**Recorded information**:
[start]

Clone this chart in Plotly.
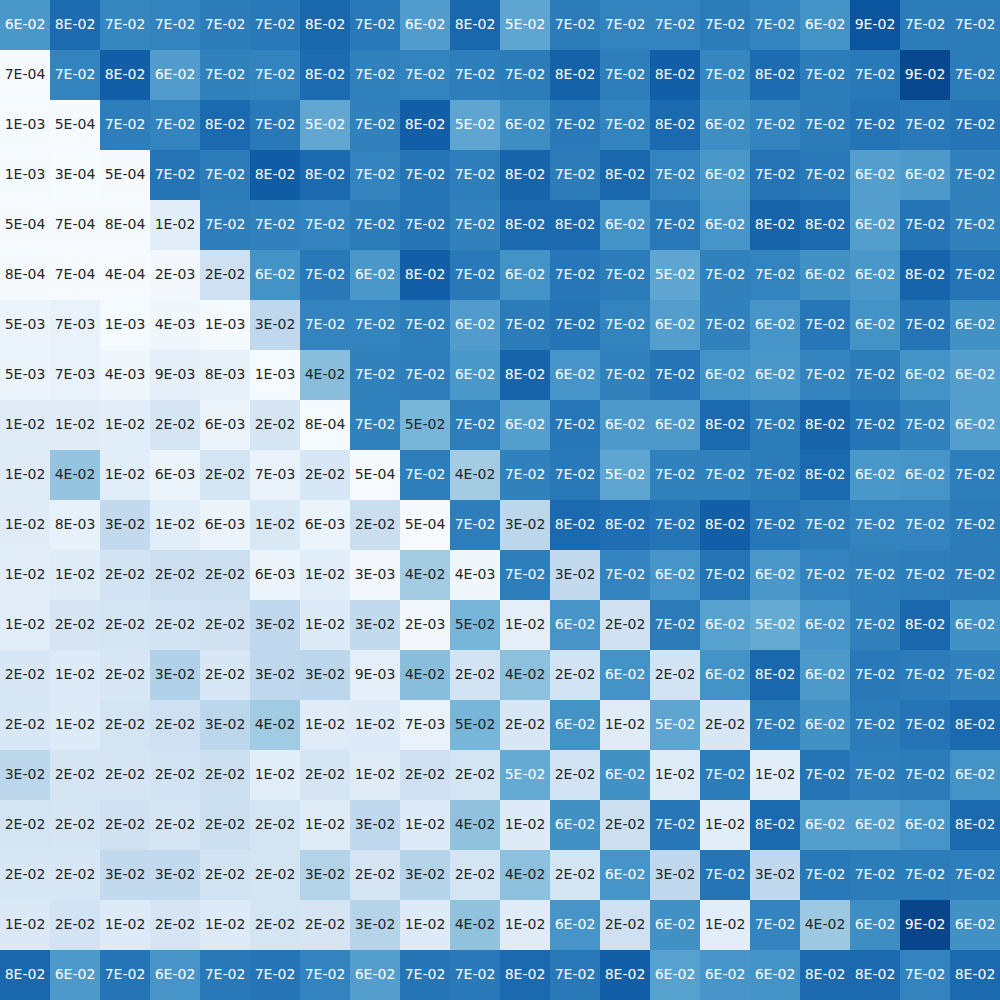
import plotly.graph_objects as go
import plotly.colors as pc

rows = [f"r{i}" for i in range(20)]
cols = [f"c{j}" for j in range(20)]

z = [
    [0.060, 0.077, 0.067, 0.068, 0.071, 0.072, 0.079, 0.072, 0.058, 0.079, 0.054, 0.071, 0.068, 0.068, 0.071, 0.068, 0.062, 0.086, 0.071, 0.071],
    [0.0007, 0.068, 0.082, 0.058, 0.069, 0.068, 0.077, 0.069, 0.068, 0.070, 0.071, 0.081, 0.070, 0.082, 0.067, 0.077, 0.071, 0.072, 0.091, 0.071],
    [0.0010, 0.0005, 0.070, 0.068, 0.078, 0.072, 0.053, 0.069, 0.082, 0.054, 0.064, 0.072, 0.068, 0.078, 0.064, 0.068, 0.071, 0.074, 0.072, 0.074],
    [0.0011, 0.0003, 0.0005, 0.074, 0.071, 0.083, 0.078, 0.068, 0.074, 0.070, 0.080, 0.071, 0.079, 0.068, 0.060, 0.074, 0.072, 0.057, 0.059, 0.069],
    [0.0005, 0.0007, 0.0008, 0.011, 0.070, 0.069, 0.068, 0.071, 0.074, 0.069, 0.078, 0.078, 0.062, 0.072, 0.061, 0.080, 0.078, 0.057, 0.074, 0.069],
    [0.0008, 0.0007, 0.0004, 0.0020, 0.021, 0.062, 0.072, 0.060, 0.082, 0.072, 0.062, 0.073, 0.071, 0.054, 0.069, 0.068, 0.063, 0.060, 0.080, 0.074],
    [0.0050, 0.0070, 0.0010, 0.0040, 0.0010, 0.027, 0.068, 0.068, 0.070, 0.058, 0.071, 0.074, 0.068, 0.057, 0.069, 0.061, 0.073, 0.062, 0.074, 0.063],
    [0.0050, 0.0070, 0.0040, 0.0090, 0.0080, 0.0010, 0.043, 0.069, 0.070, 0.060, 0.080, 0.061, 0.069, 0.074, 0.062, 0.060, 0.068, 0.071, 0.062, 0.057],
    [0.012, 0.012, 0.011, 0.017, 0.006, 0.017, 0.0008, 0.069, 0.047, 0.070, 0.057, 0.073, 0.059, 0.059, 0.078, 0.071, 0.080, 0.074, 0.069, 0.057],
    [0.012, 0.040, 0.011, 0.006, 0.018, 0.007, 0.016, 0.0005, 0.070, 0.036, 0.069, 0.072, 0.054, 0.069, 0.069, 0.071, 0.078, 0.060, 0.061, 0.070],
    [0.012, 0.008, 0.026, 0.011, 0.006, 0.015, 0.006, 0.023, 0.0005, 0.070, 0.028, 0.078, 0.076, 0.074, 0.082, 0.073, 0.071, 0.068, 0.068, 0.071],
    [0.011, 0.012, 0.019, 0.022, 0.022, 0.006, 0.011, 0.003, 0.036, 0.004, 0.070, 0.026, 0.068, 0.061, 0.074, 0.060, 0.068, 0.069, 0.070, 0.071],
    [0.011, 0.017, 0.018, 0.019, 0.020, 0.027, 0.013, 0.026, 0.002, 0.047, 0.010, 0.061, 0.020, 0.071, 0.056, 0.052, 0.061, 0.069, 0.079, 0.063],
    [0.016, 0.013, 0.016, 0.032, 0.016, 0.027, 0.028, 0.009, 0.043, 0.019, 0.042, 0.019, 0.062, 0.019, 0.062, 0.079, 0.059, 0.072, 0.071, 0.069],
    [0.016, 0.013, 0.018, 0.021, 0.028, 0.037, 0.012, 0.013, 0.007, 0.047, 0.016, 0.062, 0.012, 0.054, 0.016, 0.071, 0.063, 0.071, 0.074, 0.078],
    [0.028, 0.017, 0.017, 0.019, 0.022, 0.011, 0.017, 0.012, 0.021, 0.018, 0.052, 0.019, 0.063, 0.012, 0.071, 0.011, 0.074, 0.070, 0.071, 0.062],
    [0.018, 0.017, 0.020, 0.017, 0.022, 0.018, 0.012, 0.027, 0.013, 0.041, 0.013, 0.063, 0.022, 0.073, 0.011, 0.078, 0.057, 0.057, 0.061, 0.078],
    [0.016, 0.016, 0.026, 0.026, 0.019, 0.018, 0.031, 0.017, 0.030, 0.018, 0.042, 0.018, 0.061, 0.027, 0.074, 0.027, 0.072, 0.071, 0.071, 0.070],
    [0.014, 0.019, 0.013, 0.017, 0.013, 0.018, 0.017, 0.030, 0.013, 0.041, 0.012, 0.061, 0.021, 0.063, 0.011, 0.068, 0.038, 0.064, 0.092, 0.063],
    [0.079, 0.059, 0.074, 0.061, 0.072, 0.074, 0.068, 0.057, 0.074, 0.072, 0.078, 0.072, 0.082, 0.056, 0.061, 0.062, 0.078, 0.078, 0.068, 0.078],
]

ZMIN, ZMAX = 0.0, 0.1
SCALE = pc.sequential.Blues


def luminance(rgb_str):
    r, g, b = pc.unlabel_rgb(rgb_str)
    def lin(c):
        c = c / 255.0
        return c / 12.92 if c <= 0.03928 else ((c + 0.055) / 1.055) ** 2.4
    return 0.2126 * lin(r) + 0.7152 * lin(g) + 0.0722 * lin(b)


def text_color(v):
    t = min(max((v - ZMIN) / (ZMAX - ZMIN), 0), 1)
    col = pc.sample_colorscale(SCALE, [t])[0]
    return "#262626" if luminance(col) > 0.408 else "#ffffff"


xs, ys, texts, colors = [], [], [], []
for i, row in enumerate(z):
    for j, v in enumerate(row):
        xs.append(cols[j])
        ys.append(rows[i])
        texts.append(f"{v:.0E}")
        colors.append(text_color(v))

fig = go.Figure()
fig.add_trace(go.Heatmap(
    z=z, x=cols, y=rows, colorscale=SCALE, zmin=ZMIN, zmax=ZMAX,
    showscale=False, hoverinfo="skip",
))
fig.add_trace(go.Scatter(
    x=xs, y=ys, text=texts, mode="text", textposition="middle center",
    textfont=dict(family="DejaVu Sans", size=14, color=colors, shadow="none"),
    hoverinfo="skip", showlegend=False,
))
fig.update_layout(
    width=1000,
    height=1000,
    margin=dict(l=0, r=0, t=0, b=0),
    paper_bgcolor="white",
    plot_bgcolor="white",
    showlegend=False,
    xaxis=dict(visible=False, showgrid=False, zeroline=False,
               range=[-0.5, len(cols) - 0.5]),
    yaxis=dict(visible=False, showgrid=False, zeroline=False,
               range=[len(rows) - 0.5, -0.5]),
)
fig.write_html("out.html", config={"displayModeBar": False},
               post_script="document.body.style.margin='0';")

[end]
[start]

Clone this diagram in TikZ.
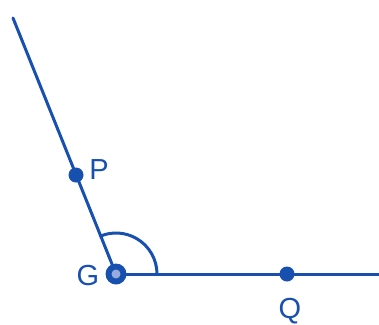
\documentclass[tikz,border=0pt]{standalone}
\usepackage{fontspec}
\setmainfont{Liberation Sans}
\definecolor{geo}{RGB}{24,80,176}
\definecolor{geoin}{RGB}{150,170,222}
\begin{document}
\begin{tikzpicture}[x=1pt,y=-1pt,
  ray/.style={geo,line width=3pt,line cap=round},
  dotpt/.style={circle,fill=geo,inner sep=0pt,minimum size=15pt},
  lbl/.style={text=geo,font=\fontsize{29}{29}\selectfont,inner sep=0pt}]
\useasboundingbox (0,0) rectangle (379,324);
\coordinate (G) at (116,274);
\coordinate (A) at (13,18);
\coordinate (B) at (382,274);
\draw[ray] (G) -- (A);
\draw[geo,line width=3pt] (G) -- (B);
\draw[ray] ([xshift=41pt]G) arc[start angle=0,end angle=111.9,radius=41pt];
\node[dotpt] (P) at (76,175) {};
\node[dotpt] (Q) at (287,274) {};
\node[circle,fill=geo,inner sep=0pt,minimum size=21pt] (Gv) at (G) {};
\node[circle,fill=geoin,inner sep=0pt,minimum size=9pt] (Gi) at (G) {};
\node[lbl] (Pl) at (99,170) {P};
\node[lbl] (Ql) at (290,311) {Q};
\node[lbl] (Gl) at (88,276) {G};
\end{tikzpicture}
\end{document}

[end]

**What is needed**:
From the records above, copy only the lines running from the line containing "Clone this chart in Plotly." to the line containing "j in range(20)]", both ends included. Leave the pictures out.

**Solved problem**:
Clone this chart in Plotly.
import plotly.graph_objects as go
import plotly.colors as pc

rows = [f"r{i}" for i in range(20)]
cols = [f"c{j}" for j in range(20)]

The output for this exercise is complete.